Phumzile Khanyile

Born in Soweto in 1991. Lives and works in Johannesburg.

Phumzile Khanyile is a Market Photo Workshop graduate. She is the recipient of the 2015 Gisèle Wulfsohn Mentorship in Photography.

A series of self portraits, Plastic Crowns contains a strong narrative expressed through a striking visual language. Khanyile’s work explores aspects of women’s lives through evocations of her own experiences; breaking down social taboos in its explicit exploration of sexual politics. There is little distinction between her craft and her own life in the images, which read like a private journal of informal snap shots made public. Her gritty aesthetic, characterized by harsh shadows, soft focus and lush textures, lends her work it’s notable emotive quality.

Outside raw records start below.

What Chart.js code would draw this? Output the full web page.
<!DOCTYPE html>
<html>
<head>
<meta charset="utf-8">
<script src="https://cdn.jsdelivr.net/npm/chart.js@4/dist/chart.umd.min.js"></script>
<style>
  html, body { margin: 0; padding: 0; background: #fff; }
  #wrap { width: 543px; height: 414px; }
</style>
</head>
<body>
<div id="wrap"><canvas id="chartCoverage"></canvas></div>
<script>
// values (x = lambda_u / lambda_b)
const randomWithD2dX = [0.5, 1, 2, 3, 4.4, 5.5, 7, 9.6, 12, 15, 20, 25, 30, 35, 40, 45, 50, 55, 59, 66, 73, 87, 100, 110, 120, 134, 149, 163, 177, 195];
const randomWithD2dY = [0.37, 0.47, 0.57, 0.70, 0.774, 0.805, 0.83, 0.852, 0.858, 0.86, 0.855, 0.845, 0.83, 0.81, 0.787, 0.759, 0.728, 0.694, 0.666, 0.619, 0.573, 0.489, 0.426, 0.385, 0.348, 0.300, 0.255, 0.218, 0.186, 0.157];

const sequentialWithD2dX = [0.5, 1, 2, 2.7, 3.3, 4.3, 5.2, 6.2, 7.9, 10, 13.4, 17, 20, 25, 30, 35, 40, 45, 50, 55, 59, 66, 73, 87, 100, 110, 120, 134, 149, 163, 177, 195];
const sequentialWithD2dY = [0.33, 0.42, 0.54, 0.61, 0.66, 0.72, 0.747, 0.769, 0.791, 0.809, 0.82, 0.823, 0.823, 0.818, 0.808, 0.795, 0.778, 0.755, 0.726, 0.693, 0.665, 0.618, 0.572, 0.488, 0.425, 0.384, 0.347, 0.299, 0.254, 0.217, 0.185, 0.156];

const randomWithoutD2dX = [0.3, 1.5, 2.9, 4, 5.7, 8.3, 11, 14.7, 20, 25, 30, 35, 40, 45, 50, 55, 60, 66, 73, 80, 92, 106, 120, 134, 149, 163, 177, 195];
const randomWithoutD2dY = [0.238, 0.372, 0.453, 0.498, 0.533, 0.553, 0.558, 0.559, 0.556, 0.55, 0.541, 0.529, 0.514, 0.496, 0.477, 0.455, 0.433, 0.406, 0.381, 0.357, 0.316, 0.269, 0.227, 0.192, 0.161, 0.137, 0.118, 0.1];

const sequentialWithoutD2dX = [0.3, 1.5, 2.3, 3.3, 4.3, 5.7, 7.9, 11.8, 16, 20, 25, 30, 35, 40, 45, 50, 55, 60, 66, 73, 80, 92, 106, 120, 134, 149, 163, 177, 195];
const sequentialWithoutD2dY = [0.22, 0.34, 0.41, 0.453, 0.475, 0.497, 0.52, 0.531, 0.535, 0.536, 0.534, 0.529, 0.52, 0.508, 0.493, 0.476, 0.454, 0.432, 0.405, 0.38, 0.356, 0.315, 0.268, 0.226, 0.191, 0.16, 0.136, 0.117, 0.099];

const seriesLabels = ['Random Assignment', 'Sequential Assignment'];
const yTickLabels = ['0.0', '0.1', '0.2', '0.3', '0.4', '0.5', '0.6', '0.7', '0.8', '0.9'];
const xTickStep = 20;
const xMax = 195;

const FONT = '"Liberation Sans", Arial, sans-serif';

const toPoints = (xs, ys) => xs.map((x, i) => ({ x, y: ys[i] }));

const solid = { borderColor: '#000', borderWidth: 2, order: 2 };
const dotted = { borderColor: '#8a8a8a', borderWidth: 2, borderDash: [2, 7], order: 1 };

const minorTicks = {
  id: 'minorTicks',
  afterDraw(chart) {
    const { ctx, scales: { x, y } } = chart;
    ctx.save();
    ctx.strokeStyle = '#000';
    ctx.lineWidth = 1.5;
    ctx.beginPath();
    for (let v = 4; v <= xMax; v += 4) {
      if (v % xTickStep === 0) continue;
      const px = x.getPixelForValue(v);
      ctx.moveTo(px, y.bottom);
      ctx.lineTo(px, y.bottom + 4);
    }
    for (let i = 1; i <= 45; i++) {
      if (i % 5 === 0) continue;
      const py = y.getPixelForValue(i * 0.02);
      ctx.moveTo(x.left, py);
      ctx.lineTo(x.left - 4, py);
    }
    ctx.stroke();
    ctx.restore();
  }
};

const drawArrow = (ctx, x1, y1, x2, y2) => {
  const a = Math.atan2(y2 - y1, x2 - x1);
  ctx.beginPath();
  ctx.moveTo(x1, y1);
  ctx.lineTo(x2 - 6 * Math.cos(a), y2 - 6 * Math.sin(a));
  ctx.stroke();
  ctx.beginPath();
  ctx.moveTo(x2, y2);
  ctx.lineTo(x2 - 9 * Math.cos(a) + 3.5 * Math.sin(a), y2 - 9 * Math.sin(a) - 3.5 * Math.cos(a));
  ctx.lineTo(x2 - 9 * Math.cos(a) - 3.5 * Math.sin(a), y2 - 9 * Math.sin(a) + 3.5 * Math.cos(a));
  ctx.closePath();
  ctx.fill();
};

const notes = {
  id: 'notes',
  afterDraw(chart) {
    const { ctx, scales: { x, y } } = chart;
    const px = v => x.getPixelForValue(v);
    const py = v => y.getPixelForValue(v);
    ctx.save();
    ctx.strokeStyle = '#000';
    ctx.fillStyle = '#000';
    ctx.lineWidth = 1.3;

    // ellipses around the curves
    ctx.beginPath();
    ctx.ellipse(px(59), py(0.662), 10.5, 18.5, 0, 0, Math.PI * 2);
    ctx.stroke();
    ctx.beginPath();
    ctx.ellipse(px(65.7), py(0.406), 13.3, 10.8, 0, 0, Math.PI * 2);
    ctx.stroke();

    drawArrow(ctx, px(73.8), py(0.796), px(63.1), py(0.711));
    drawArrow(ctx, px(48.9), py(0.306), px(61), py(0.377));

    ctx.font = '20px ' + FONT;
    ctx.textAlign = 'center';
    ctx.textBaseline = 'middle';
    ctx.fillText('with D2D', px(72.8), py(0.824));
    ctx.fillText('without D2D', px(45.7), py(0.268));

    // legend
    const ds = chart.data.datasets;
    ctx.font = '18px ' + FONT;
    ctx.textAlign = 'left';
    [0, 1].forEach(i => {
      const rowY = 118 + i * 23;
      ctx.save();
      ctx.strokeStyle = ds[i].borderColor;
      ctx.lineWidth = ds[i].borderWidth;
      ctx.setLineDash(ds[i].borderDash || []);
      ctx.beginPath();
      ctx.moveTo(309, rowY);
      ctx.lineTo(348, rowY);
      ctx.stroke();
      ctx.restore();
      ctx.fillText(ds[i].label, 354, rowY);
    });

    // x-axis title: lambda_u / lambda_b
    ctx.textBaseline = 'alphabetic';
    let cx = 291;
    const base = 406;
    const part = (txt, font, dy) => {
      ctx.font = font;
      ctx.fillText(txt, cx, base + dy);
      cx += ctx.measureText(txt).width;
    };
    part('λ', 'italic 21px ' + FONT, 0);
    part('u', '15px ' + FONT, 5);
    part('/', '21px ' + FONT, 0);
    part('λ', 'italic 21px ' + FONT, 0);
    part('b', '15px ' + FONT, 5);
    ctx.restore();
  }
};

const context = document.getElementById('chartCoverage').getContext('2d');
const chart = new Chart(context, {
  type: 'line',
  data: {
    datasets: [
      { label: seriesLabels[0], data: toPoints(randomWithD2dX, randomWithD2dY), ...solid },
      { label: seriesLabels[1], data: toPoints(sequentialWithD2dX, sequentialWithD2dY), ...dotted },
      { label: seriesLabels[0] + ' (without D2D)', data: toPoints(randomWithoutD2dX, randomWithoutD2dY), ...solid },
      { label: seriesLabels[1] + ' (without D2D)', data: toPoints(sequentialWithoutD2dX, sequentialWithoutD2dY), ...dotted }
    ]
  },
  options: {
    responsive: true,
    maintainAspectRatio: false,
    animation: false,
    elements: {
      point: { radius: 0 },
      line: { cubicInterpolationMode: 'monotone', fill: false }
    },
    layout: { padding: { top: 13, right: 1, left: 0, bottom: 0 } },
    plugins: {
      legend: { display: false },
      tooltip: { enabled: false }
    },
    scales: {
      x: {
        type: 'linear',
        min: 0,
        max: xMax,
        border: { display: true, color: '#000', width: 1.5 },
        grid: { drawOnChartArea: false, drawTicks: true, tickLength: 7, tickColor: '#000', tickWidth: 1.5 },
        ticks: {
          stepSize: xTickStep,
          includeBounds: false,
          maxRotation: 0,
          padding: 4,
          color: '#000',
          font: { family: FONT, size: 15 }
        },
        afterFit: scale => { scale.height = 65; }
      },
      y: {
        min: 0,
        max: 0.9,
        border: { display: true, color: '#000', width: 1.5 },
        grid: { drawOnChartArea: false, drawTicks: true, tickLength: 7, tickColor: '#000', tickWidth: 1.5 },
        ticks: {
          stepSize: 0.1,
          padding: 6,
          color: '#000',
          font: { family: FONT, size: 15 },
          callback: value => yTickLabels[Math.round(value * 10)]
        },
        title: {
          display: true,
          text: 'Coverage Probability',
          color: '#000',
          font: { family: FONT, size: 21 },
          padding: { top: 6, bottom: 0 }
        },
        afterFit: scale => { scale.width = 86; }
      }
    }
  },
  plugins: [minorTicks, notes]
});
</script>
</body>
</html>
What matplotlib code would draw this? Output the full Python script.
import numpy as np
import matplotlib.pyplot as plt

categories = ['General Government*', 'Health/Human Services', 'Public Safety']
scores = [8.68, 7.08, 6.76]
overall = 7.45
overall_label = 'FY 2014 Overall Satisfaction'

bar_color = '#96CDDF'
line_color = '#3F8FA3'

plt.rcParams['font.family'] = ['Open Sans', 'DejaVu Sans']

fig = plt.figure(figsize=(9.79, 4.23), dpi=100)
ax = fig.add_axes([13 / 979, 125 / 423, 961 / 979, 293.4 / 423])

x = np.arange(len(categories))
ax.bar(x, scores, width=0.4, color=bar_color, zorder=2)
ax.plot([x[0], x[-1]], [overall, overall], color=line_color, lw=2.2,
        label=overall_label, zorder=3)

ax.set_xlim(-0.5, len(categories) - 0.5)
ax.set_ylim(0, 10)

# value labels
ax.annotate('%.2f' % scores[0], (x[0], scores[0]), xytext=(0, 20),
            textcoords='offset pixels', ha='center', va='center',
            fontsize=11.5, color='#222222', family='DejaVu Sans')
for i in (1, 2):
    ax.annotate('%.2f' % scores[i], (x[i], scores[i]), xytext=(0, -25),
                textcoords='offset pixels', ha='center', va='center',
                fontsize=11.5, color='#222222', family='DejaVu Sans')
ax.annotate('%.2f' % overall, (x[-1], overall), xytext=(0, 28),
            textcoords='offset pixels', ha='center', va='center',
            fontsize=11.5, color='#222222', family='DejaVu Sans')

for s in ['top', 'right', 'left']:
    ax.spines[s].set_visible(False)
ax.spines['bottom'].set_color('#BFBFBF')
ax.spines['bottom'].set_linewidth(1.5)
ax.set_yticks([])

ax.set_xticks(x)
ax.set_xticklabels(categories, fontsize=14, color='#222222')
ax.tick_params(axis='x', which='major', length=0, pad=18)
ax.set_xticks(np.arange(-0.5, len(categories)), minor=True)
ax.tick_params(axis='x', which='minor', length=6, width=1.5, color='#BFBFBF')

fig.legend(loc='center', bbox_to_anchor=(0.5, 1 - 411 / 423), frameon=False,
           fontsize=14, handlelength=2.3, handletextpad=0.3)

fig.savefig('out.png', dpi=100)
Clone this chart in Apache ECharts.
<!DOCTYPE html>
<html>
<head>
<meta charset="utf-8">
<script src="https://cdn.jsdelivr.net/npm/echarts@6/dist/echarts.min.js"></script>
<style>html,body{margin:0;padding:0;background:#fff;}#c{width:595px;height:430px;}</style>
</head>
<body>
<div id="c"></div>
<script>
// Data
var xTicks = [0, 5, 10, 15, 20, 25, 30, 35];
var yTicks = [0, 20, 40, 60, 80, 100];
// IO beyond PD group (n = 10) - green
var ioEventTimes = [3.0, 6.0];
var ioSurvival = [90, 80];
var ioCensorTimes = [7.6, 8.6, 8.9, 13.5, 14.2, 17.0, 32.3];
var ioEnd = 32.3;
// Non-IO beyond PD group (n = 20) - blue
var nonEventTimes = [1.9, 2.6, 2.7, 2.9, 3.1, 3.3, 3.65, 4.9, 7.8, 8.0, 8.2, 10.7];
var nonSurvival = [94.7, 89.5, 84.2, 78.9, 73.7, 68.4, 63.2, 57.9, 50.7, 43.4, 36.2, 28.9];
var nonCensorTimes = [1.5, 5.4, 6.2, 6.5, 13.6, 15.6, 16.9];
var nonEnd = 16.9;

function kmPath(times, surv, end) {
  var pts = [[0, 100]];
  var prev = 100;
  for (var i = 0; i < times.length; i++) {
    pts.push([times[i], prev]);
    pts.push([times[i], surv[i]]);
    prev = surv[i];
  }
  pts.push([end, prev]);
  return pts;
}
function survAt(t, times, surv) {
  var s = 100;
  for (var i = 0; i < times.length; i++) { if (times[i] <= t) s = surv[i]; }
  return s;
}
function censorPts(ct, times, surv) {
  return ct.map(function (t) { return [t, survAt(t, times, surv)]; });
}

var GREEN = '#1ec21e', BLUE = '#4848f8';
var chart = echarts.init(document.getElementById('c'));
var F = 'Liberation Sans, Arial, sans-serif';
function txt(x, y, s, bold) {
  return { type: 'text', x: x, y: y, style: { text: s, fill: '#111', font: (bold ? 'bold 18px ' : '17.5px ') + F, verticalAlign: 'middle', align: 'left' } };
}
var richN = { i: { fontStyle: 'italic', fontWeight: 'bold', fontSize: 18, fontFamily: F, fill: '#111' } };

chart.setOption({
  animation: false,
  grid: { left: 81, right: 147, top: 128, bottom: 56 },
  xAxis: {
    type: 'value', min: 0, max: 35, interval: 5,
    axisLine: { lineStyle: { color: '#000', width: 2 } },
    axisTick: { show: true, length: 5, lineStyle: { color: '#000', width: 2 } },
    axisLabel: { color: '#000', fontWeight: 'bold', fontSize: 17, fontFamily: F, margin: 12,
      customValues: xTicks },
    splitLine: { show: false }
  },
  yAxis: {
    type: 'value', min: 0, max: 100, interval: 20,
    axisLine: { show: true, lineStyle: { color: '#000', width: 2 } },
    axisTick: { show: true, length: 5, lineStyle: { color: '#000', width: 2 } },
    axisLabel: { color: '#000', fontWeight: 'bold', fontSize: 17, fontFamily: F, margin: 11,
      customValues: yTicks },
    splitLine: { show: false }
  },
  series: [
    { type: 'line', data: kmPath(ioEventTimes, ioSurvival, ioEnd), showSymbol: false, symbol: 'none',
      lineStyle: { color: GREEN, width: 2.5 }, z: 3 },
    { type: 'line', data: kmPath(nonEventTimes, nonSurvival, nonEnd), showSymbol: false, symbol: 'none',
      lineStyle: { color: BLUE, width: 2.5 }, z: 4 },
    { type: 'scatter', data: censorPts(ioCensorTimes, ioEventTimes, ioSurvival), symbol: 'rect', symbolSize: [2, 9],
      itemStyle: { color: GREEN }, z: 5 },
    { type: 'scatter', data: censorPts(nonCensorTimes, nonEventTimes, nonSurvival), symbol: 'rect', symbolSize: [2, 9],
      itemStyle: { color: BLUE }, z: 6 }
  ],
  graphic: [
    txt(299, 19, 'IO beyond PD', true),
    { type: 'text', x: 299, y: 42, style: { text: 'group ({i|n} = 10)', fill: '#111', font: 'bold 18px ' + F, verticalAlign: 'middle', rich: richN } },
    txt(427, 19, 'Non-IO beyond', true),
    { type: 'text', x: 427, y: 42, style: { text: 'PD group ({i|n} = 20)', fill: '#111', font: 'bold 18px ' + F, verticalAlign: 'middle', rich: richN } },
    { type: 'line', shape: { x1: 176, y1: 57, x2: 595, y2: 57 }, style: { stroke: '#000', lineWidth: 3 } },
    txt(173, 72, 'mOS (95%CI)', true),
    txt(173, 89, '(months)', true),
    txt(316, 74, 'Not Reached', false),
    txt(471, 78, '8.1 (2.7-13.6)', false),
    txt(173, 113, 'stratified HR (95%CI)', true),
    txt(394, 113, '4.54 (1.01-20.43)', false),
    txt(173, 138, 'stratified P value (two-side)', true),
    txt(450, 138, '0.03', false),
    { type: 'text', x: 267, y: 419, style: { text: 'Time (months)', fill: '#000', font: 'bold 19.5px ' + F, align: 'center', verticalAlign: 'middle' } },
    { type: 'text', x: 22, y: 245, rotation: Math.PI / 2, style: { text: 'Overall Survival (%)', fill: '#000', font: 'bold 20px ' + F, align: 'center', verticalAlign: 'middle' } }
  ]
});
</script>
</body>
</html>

Since her debut exhibition at the Market Photo Workshop in 2017, Khanyile’s has been extensively featured in the press, The Financial Times, Aperture, The British Journal of Photography, Elephant, Art Africa Magazine. She has also been part of several exhibitions including AFROTOPIA, at the African Photography Encounters in Bamako; at the Africa Museum in Bergen Dal; Not the Usual Suspects, at Iziko South African National Gallery, Cape Town and Evora Africa, African Passions, at Palacio Cadaval in Evora. Her work features already in local and international collections, in Europe and the US.

Phumzile has been awarded the 2018 CAP Prize and has recently won the De Pietri Artphilein Foundation Photobook project. She was part of the prestigious NGV Triennale 2020 and more recently of the exhibition Dress Code at the Manuel Rivera-Ortiz Foundation in Arles, France, during the Arles Photo Encounters 2022.